— Work to complete —
Copy out the listing that follows, exactly, without its pictures.

— Supplied data —
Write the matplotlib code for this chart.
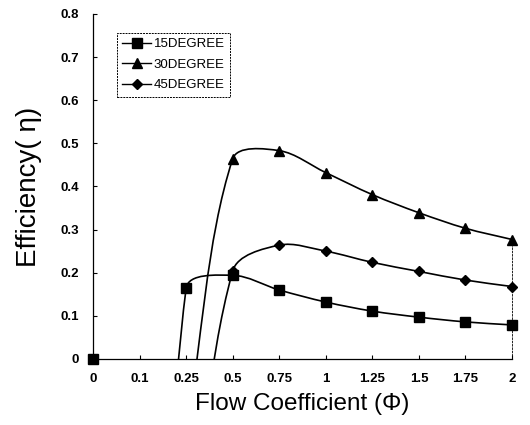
import matplotlib
matplotlib.use("Agg")
import matplotlib.pyplot as plt
from matplotlib.path import Path
from matplotlib.patches import PathPatch
from matplotlib.lines import Line2D
import numpy as np

plt.rcParams['font.family'] = ['Liberation Sans', 'DejaVu Sans']

# categories on the x axis (evenly spaced, like an Excel line chart)
categories = ["0", "0.1", "0.25", "0.5", "0.75", "1", "1.25", "1.5", "1.75", "2"]

# values per category, None = no point; values below 0 are cut off by the axis
eff_15 = [0.0, -1.5, 0.164, 0.194, 0.160, 0.132, 0.111, 0.097, 0.086, 0.079]
eff_30 = [None, None, -0.18, 0.464, 0.483, 0.432, 0.381, 0.339, 0.303, 0.277]
eff_45 = [None, None, -0.52, 0.204, 0.264, 0.250, 0.224, 0.203, 0.183, 0.168]

series = [
    ("15DEGREE", eff_15, "s", 7),
    ("30DEGREE", eff_30, "^", 7),
    ("45DEGREE", eff_45, "D", 5),
]


def smooth_path(ax, xs, ys):
    # bezier through the points, tangents split by segment length (Excel-like smoothing)
    pts = ax.transData.transform(np.column_stack([xs, ys]))
    n = len(pts)
    verts = [pts[0]]
    codes = [Path.MOVETO]
    for i in range(n - 1):
        p1, p2 = pts[i], pts[i + 1]
        p0 = pts[i - 1] if i > 0 else p1
        p3 = pts[i + 2] if i + 2 < n else p2
        seg = np.hypot(*(p2 - p1))
        l_prev = np.hypot(*(p1 - p0))
        l_next = np.hypot(*(p3 - p2))
        c1 = p1 + (p2 - p0) * (seg / (l_prev + seg)) / 3.0
        c2 = p2 - (p3 - p1) * (seg / (seg + l_next)) / 3.0
        verts += [c1, c2, p2]
        codes += [Path.CURVE4] * 3
    verts = ax.transData.inverted().transform(np.array(verts))
    return Path(verts, codes)


fig = plt.figure(figsize=(5.3, 4.25), dpi=100)
ax = fig.add_axes([0.1755, 0.1553, 0.7906, 0.812])
ax.set_xlim(0, 9)
ax.set_ylim(0, 0.8)

handles = []
for name, vals, mk, ms in series:
    xs = [i for i, v in enumerate(vals) if v is not None]
    ys = [v for v in vals if v is not None]
    ax.add_patch(PathPatch(smooth_path(ax, xs, ys), fill=False, edgecolor="black",
                           linewidth=1.2, transform=ax.transData))
    vx = [x for x, y in zip(xs, ys) if y >= 0]
    vy = [y for y in ys if y >= 0]
    ax.plot(vx, vy, linestyle="none", marker=mk, markersize=ms, color="black",
            clip_on=False, zorder=3)
    handles.append(Line2D([], [], color="black", linewidth=1.0, marker=mk,
                          markersize=ms, label=name))

ax.set_xticks(range(len(categories)))
ax.set_xticklabels(categories)
ax.set_yticks(np.arange(0, 0.81, 0.1))
ax.set_yticklabels(["0", "0.1", "0.2", "0.3", "0.4", "0.5", "0.6", "0.7", "0.8"])

ax.tick_params(axis="both", direction="in", length=3, width=0.8,
               labelsize=9.5, colors="black")
ax.tick_params(axis="x", pad=10)
ax.tick_params(axis="y", pad=10)
for lab in ax.get_xticklabels() + ax.get_yticklabels():
    lab.set_fontweight("bold")

ax.spines["top"].set_visible(False)
ax.spines["right"].set_linestyle((0, (2, 2)))
ax.spines["right"].set_linewidth(0.6)
ax.spines["right"].set_bounds(0, 0.28)
ax.spines["left"].set_linewidth(0.9)
ax.spines["bottom"].set_linewidth(0.9)

ax.set_xlabel("Flow Coefficient (Φ)", fontsize=17.5, labelpad=6)
ax.set_ylabel("Efficiency( η)", fontsize=20, labelpad=13)

leg = ax.legend(handles=handles, loc="upper left", bbox_to_anchor=(0.057, 0.945),
                borderaxespad=0, fontsize=9.5, handlelength=2.2, handletextpad=0.2,
                labelspacing=0.62, fancybox=False, framealpha=1,
                edgecolor="black", borderpad=0.4)
leg.get_frame().set_linestyle((0, (2, 1)))
leg.get_frame().set_linewidth(0.7)

fig.savefig("out.png", dpi=100)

— Solution for this task —
Write the matplotlib code for this chart.
import matplotlib
matplotlib.use("Agg")
import matplotlib.pyplot as plt
from matplotlib.path import Path
from matplotlib.patches import PathPatch
from matplotlib.lines import Line2D
import numpy as np

plt.rcParams['font.family'] = ['Liberation Sans', 'DejaVu Sans']

# categories on the x axis (evenly spaced, like an Excel line chart)
categories = ["0", "0.1", "0.25", "0.5", "0.75", "1", "1.25", "1.5", "1.75", "2"]

# values per category, None = no point; values below 0 are cut off by the axis
eff_15 = [0.0, -1.5, 0.164, 0.194, 0.160, 0.132, 0.111, 0.097, 0.086, 0.079]
eff_30 = [None, None, -0.18, 0.464, 0.483, 0.432, 0.381, 0.339, 0.303, 0.277]
eff_45 = [None, None, -0.52, 0.204, 0.264, 0.250, 0.224, 0.203, 0.183, 0.168]

series = [
    ("15DEGREE", eff_15, "s", 7),
    ("30DEGREE", eff_30, "^", 7),
    ("45DEGREE", eff_45, "D", 5),
]


def smooth_path(ax, xs, ys):
    # bezier through the points, tangents split by segment length (Excel-like smoothing)
    pts = ax.transData.transform(np.column_stack([xs, ys]))
    n = len(pts)
    verts = [pts[0]]
    codes = [Path.MOVETO]
    for i in range(n - 1):
        p1, p2 = pts[i], pts[i + 1]
        p0 = pts[i - 1] if i > 0 else p1
        p3 = pts[i + 2] if i + 2 < n else p2
        seg = np.hypot(*(p2 - p1))
        l_prev = np.hypot(*(p1 - p0))
        l_next = np.hypot(*(p3 - p2))
        c1 = p1 + (p2 - p0) * (seg / (l_prev + seg)) / 3.0
        c2 = p2 - (p3 - p1) * (seg / (seg + l_next)) / 3.0
        verts += [c1, c2, p2]
        codes += [Path.CURVE4] * 3
    verts = ax.transData.inverted().transform(np.array(verts))
    return Path(verts, codes)


fig = plt.figure(figsize=(5.3, 4.25), dpi=100)
ax = fig.add_axes([0.1755, 0.1553, 0.7906, 0.812])
ax.set_xlim(0, 9)
ax.set_ylim(0, 0.8)

handles = []
for name, vals, mk, ms in series:
    xs = [i for i, v in enumerate(vals) if v is not None]
    ys = [v for v in vals if v is not None]
    ax.add_patch(PathPatch(smooth_path(ax, xs, ys), fill=False, edgecolor="black",
                           linewidth=1.2, transform=ax.transData))
    vx = [x for x, y in zip(xs, ys) if y >= 0]
    vy = [y for y in ys if y >= 0]
    ax.plot(vx, vy, linestyle="none", marker=mk, markersize=ms, color="black",
            clip_on=False, zorder=3)
    handles.append(Line2D([], [], color="black", linewidth=1.0, marker=mk,
                          markersize=ms, label=name))

ax.set_xticks(range(len(categories)))
ax.set_xticklabels(categories)
ax.set_yticks(np.arange(0, 0.81, 0.1))
ax.set_yticklabels(["0", "0.1", "0.2", "0.3", "0.4", "0.5", "0.6", "0.7", "0.8"])

ax.tick_params(axis="both", direction="in", length=3, width=0.8,
               labelsize=9.5, colors="black")
ax.tick_params(axis="x", pad=10)
ax.tick_params(axis="y", pad=10)
for lab in ax.get_xticklabels() + ax.get_yticklabels():
    lab.set_fontweight("bold")

ax.spines["top"].set_visible(False)
ax.spines["right"].set_linestyle((0, (2, 2)))
ax.spines["right"].set_linewidth(0.6)
ax.spines["right"].set_bounds(0, 0.28)
ax.spines["left"].set_linewidth(0.9)
ax.spines["bottom"].set_linewidth(0.9)

ax.set_xlabel("Flow Coefficient (Φ)", fontsize=17.5, labelpad=6)
ax.set_ylabel("Efficiency( η)", fontsize=20, labelpad=13)

leg = ax.legend(handles=handles, loc="upper left", bbox_to_anchor=(0.057, 0.945),
                borderaxespad=0, fontsize=9.5, handlelength=2.2, handletextpad=0.2,
                labelspacing=0.62, fancybox=False, framealpha=1,
                edgecolor="black", borderpad=0.4)
leg.get_frame().set_linestyle((0, (2, 1)))
leg.get_frame().set_linewidth(0.7)

fig.savefig("out.png", dpi=100)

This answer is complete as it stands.